While the majority in R. v. Craig , supra , determined that forfeiture proceedings were to be treated separately from sentencing proceedings, and were, in that sense, distinct proceedings, all of the members of the Court relied upon the factual findings of the trial judge regarding the circumstances surrounding the commission of the offence to assess the merits of the forfeiture application, without any suggestion that a rehearing of those issues was necessary. As a matter of policy, sentencing proceedings were to be treated separately from forfeiture proceedings so that well off individuals with substantial assets available for forfeiture would not have that factor applied in mitigation of sentence.
[ 16 ] In R. v. Hells Angels Motorcycle Corp. , the forfeiture application followed a trial by judge alone (not Pardu J.) and factual findings were available to Pardu J. on the application. In the case before me, the trial was by way of judge and jury. The decision in R. v. Hells Angels Motorcycle Corp. , does not specifically address the issue of factual findings after a jury trial. In my view, in forfeiture proceedings, as in other post-conviction proceedings, the trial evidence is available to the judge without there being any requirement for the applicant to recall the evidence. In post-conviction proceedings following a jury verdict however, the available findings are circumscribed by the verdicts.
[ 17 ] In R. v.
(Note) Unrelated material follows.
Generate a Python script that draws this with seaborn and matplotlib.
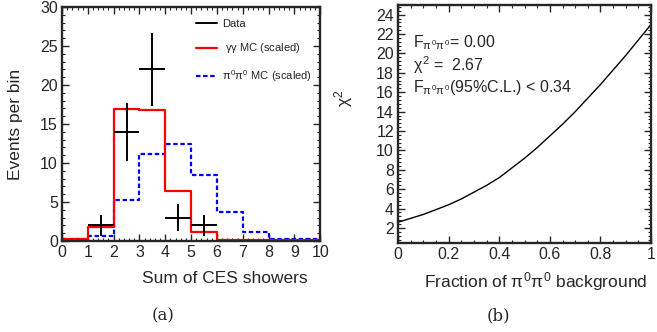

Ferguson , 2008 SCC 6 () , [2008] S.C.J. No 6, at paras. 17-18 , the Supreme Court of Canada set out the principles governing the fact-finding function of a sentencing judge following a verdict of guilty as follows:
Two principles govern the sentencing judge in this endeavour. First, the sentencing judge “is bound by the express and implied factual implications of the jury’s verdict.” The sentencing judge “shall accept as proven all facts, express or implied, that are essential to the jury’s verdict of guilty…and must not accept as fact any evidence consistent only with a verdict rejected by the jury”.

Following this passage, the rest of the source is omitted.